Autocorrelation & Independence
These are two very important and intimately related statistical concepts that I’d like to cover so folk can get a better handle on the pitfalls associated with assessment of vaccine benefit/disbenefit. Understand this and you’ll understand a great deal.
The assumption of independence of measure critically underpins all statistical analysis. This is equivalent to assuming the heights of students coming into my classroom are appearing in a random manner as they file through the door. In stats talk we say student height is an independent measure, meaning the height of one student has no bearing whatsoever on the next student coming in to class.
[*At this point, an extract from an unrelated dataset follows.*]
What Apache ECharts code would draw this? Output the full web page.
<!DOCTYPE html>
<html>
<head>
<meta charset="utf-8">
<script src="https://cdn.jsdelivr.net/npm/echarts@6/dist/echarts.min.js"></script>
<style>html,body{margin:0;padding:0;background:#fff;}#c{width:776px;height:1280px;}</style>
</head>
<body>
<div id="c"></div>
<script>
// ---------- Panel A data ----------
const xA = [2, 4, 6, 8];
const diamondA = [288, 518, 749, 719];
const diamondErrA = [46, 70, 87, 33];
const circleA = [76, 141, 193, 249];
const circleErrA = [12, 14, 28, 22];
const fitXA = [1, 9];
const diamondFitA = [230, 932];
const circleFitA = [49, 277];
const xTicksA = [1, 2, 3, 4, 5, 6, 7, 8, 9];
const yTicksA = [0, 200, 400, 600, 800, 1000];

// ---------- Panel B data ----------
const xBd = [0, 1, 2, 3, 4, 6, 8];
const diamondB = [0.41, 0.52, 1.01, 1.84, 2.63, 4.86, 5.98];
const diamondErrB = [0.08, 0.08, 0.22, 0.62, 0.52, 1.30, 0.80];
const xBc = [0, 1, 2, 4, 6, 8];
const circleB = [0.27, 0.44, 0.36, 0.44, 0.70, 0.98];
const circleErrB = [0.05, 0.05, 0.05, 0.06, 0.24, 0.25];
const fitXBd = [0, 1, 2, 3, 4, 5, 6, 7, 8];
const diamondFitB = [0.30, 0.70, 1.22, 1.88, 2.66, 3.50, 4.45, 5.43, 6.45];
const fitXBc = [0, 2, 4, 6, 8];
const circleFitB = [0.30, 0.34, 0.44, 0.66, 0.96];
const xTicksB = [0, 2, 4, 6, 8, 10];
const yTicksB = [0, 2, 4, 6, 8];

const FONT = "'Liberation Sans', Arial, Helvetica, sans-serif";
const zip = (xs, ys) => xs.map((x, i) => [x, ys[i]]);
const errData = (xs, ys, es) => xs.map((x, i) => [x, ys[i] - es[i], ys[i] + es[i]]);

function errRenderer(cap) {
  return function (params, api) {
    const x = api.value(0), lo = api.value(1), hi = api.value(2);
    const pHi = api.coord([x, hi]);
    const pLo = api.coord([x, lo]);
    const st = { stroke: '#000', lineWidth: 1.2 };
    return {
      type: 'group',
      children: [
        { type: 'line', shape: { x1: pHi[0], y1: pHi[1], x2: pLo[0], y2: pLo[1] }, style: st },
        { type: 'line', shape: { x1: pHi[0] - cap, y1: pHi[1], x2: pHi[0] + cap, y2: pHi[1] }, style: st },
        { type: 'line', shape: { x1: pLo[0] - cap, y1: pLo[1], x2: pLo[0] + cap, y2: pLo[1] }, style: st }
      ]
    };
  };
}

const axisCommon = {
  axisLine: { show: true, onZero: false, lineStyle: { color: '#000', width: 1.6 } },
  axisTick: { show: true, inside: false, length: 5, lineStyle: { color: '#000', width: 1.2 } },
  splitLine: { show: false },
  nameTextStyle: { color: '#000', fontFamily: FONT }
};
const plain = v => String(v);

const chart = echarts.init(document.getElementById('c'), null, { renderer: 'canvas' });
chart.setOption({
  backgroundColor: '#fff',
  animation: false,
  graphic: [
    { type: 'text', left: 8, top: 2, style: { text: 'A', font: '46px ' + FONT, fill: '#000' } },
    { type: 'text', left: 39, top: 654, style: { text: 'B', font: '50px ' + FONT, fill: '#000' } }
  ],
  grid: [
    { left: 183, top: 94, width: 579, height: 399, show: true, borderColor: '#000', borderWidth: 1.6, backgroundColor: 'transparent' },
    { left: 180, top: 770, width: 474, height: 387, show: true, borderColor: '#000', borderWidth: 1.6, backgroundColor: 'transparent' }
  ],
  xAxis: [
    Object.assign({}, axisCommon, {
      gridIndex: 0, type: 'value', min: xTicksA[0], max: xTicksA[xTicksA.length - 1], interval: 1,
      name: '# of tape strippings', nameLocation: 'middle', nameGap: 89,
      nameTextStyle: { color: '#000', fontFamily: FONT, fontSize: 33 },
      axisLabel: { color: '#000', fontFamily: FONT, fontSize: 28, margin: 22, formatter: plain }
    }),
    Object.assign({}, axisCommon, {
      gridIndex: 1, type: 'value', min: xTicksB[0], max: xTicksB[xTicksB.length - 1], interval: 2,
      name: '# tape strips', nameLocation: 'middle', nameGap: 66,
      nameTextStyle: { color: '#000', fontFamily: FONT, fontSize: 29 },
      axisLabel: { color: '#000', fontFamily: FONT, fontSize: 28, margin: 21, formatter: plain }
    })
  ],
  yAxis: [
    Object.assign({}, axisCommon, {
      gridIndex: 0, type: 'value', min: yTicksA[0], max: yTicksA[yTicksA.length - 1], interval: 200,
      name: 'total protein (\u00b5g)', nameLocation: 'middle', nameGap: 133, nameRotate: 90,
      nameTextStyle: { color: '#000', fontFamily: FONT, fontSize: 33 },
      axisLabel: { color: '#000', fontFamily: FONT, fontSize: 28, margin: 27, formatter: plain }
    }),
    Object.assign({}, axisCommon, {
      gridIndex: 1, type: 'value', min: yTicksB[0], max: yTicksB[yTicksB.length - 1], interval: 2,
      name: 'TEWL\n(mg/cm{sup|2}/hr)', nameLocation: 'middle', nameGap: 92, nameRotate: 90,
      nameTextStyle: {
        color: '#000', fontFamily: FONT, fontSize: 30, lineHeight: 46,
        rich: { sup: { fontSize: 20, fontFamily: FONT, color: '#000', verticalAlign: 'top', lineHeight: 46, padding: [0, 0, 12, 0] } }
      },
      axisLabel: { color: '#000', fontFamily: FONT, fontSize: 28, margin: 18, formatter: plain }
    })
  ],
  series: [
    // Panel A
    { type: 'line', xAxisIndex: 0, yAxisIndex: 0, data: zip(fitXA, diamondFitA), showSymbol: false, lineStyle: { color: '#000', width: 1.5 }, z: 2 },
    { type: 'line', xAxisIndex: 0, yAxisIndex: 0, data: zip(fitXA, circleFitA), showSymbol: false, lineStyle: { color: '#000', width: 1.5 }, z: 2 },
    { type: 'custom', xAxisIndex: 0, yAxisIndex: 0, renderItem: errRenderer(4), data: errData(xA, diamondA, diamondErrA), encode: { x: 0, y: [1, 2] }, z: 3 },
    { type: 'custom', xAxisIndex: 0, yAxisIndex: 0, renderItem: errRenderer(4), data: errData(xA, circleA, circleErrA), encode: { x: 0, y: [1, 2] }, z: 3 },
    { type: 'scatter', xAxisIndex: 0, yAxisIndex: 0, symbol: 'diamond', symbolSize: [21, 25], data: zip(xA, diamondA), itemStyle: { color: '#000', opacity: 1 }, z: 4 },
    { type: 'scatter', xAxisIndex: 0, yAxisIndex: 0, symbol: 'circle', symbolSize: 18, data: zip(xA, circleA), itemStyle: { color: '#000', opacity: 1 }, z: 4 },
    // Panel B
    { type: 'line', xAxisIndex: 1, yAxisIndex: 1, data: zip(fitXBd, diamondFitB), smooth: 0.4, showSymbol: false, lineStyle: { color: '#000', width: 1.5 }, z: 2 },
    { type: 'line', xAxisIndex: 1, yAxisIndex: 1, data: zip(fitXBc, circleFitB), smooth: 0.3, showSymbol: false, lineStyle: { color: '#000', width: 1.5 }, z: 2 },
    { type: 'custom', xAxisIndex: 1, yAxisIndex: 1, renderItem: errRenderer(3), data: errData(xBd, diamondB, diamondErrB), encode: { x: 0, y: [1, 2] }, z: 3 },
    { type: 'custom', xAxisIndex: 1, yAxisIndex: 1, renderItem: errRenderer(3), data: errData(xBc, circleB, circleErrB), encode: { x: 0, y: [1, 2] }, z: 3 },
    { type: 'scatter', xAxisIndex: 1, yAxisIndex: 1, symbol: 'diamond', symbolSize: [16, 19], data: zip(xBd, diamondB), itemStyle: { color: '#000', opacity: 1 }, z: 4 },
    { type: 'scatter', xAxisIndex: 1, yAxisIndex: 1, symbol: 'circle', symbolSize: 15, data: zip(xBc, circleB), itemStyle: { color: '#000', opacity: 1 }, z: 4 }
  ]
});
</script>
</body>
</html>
I can thus measure heights of the first 10 of 30 students coming in to my morning class and measure the heights of the first 10 of 30 students coming in to my afternoon class and compare them. If my morning class are first year students and my afternoon class final year students then I am going to detect a difference that is meaningful and based on a real world phenomenon called growing up.
Let us now suppose I get my first year students to stand in a line of descending height such that the taller ones come through the classroom door first. I measure the first 10 to come through. For the afternoon lesson I ask my final year students to stand in a line of ascending order. I measure the first 10 to come through. In this situation I could easily end up with a sample of 10 first year students whose heights are greater than my sample of 10 final year students. The conclusion I would come to is that children shrink as they age.
Although this sounds ridiculous it is a trap that many serious studies fall into, and especially studies of vaccine benefit/disbenefit. The problem arises when I get my students to stand in order of height; that is to say I have introduced dependency in my primary measure such that the value of a student’s height is dependent on the height of the previous student.
In this simple example I have generated dependency by physically positioning the students. In the real world of infection, transmission, admission, hospitalisation, death, recovery, immunity and treatment this positioning into dependency is undertaken by the passage of time. Thus, measures varying over time cannot be assumed to be independent and this means all statistical analyses undertaken across the globe are likely invalid unless somebody decided to check. By ignoring the critical assumption of independence of measure we’re in danger of coming to the conclusion that students shrink with age in terms of vaccination. Ouch indeed!
We may ask how we can determine independence of measure for a data series and this is where the concept of autocorrelation comes in. Autocorrelation simply means ‘self-correlation’; that is to say we can calculate whether the values of a series are bobbing about all over the place (independent) or whether they are exhibiting strong patterns (dependent). With this in mind I thought I’d run four popular pandemic measures through the autocorrelation procedure in my stats package, these being daily viral tests, daily COVID cases, daily COVID admissions and daily certified COVID deaths for England over the period Mar 20 – Sep 21.
You will see a palisade of positive red bars in every instance, this indicating total lack of independence of measure. Taking the first slide of the autocorrelation plot for daily viral tests we see the first red bar sticking up at a value of r = +0.85; this means the number of tests undertaken today (lag zero) is pretty much identical to the number of tests undertaken yesterday (lag 1). This palisade stretches out to lag 16 and beyond which means one week’s activity is pretty much similar to the next. We may think of this as momentum and all four examples exhibit significant momentum. This brings another level of pain, whereby we realise that data exhibiting a high degree of autocorrelation can generate phantom correlation; that is to say we may think admissions are rising because COVID cases are rising but this may not necessarily be the case!
What does this mean? Well it means that anybody not accounting for violation of the Law of Independence is going to produce reports worthy of the toilet block rather than a periodical. It means they could easily come to the conclusion that students shrink with age. I include myself in this and perhaps you can now see why I tend to use the phrase “appears to be” and judiciously use the word “seems”. Unravelling this mess is not going to be easy which is why an international panel of experts is now gathering behind the scenes. In a nutshell we haven’t got a clue as to vaccine benefit/disbenefit as yet and any organisation claiming otherwise is either as ignorant as they come or after the cash.